国民主権について
戦後、日本は連合国によるポツダム体制が敷かれ、米国の保護国化した。同時に冷戦がはじまり連合国体制は崩壊した。そのため当初は米国は日本の再軍備を防ぎ弱小国化をねらったのだが、監視しつつ保護し、再軍備させて同盟国として扱うことになる。
日本は外交・防衛という独立国家のもっとも重要な任務をアメリカに任せてしまった。
外交防衛を考えなくてよいとなれば内政だけであるから、経済成長と福祉の充実になるのは当然で、それをむしろ幸運であると考える風潮になった。
そして経済政策は成功し、世界第2のGDPを誇るまでになった。アメリカは当初のねらいからはなれて日本は競争相手として巨大な存在となった。全く別の方向になって、自国はむしろ経済的に苦しむ状況に置かれる。そして東西冷戦は、米ソの代理戦争としてもベトナム戦争でアメリカは敗北を喫し、国家威信も精神も傷ついた。
冷戦中に社会主義の陣営強化のため、支那を社会主義化し、ともに米国と対峙するはずが、支那がソ連の思い通りにならず、独自路線を選ぶ、やがて中ソ対立が激しくなり、アメリカは支那を抱き込み中ソ分離作戦に出るのが米中和解作戦だ。ソ連は歴史的に凍らない港をもつ南方への侵略意図を隠さないし、実際にアフガンへ侵攻した。ここでアメリカは苦汁をなめたベトナム戦争の泥沼と同じような状況を作り出すためにアフガンゲリラを支援した。自由民主主義と資本主義のリーダーとして君臨し、なんでも世界一でないと気が済まないアメリカは、思いもよらない事態に困惑する。それはライバルの社会主義陣営のリーダーソ連も同じで、軍備拡張競争したあげく、疲弊してしまう。
その超大国の退潮を尻目に、敗戦国の日本とドイツは世界経済を引っ張る役割を果たすという皮肉。
日本の貿易黒字を減らそうといろいろバッシング策略を適用してみたものの、そのたびに日本経済は強くなっていく。そしてついにソ連が軍拡競争に耐えきれなくなって経済が崩壊し、東西冷戦が終わる。
ここでアメリカは日本を防衛する必然性が消滅することになる。東西冷戦はもう無いのだから。手ごわい競争相手なので、保護する必要性はさらさらなかった。
日本に対し、普通の独立国として、自立した国家として防衛義務を果たせというようになる。もうアメリカは世界の警察官ではない、というわけだ。
外交・防衛という課題・難題をいっさい考慮せずに経済成長だけに邁進してきた日本は、独立国家ということにあらためて思考しなくてはならない事態に立ち入った。
それは実は歓迎すべきことで、いいことなのだ。だが長く「国家」というものに思考停止してきた日本人には、あまりに別の世界のことで困惑するばかり。

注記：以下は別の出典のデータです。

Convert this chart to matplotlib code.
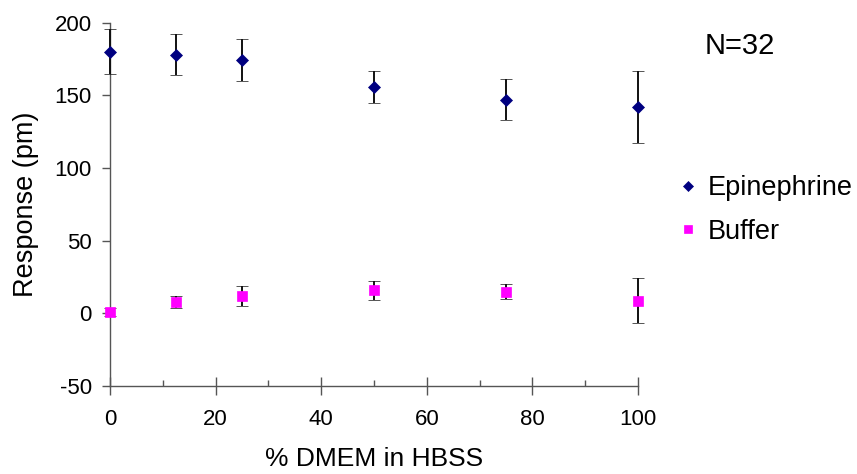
import matplotlib.pyplot as plt
from matplotlib.ticker import MultipleLocator

plt.rcParams['font.family'] = ['Liberation Sans', 'DejaVu Sans']
plt.rcParams['axes.unicode_minus'] = False

# values
dmem_pct = [0, 12.5, 25, 50, 75, 100]
epi_mean = [180, 178, 174.5, 156, 147, 142]
epi_err = [15.5, 14, 14.5, 11, 14, 24.5]
buf_mean = [1, 7.8, 12, 16, 15, 8.7]
buf_err = [3, 4.3, 7, 6.5, 5, 15.5]

fig = plt.figure(figsize=(8.57, 4.74), dpi=100)
ax = fig.add_axes([110 / 857, 1 - 386 / 474, 528 / 857, 363.3 / 474])

axis_col = '#555555'

ax.errorbar(dmem_pct, epi_mean, yerr=epi_err, fmt='D', color='#000080',
            ms=6, mew=0.5, ecolor='#111111', elinewidth=1.4, capsize=4.5,
            capthick=1.4, label='Epinephrine', clip_on=False, zorder=3)
ax.errorbar(dmem_pct, buf_mean, yerr=buf_err, fmt='s', color='#FF00FF',
            ms=7.2, mew=0.5, ecolor='#111111', elinewidth=1.4, capsize=4.5,
            capthick=1.4, label='Buffer', clip_on=False, zorder=3)

ax.set_xlim(0, 100)
ax.set_ylim(-50, 200)
ax.xaxis.set_major_locator(MultipleLocator(20))
ax.xaxis.set_minor_locator(MultipleLocator(10))
ax.yaxis.set_major_locator(MultipleLocator(50))

for side in ['top', 'right']:
    ax.spines[side].set_visible(False)
for side in ['left', 'bottom']:
    ax.spines[side].set_color(axis_col)
    ax.spines[side].set_linewidth(1)

ax.tick_params(axis='x', which='major', direction='inout', length=13,
               width=1, color=axis_col, labelsize=16, pad=10)
ax.tick_params(axis='x', which='minor', direction='in', length=4,
               width=1, color=axis_col)
ax.tick_params(axis='y', which='major', direction='out', length=6,
               width=1, color=axis_col, labelsize=16, pad=7)

ax.set_xlabel('% DMEM in HBSS', fontsize=19, labelpad=12)
ax.set_ylabel('Response (pm)', fontsize=19.5)
ax.yaxis.set_label_coords(-0.135, 0.5)

fig.text(705 / 857, 1 - 46 / 474, 'N=32', fontsize=21, va='center', ha='left')

handles, labels = ax.get_legend_handles_labels()
handles = [h[0] for h in handles]
fig.legend(handles, labels, loc='upper left',
           bbox_to_anchor=(674 / 857, 1 - 175 / 474), frameon=False,
           fontsize=19.5, handlelength=1, handletextpad=0.25, borderpad=0,
           borderaxespad=0, labelspacing=0.65, markerscale=0.85)

fig.savefig('out.png', dpi=100)
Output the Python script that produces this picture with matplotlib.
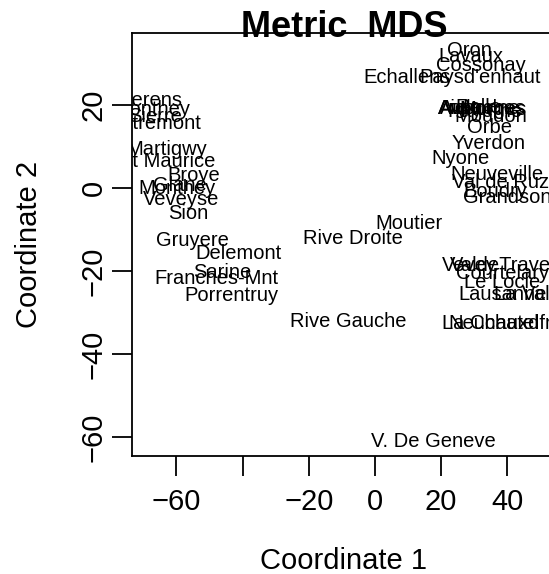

軍事外交を除くならば国政は内政だけなので、社民党でさえも務まるものだ。国会も些末なことにバカ騒ぎをやっていられる。
平和・人権・反原発・反基地・・・など叫ぶ人たちは、内政からしかものを見ていない。国際政治の現実を見ようとしない。
本来はこういう人たちも国民なのだから主権者なのだが、国家の主権は国民にあると憲法で宣言している以上、主権者として発言していることにはなるが、軍事も外交も無知なのに主権を行使するというのは実に危険なことだ。古代ギリシャの時代から主権者は自らの意志で最前線に出て戦うもののことを言ったものだった。
国民主権というのは、軍事外交を王侯貴族でなく国民が考える、ということだから、憲法で宣言するのは天皇主権を否定するために国民主権を持ち出したもので、GHQが指導または監督するという前提があったので内政に関する限り国民主権でもいい、と発布されたものだった。
ここで憲法をどうするか、防衛政策はどうするか、外交の基本をどこにおくか、を決めていかなくてはならないだろう。
それは戦前回帰だとか、暗黒の天皇制回帰だとか、民主主義の否定だとか、おかしな反応が多いのはポツダム体制に馴染みすぎているせいだ。
ポツダム体制は戦後すぐ壊れ、冷戦も終わり、アメリカの衰退と支那の軍事力増大という事実を突きつけられても、ボーっと生きていられるのは幸せか?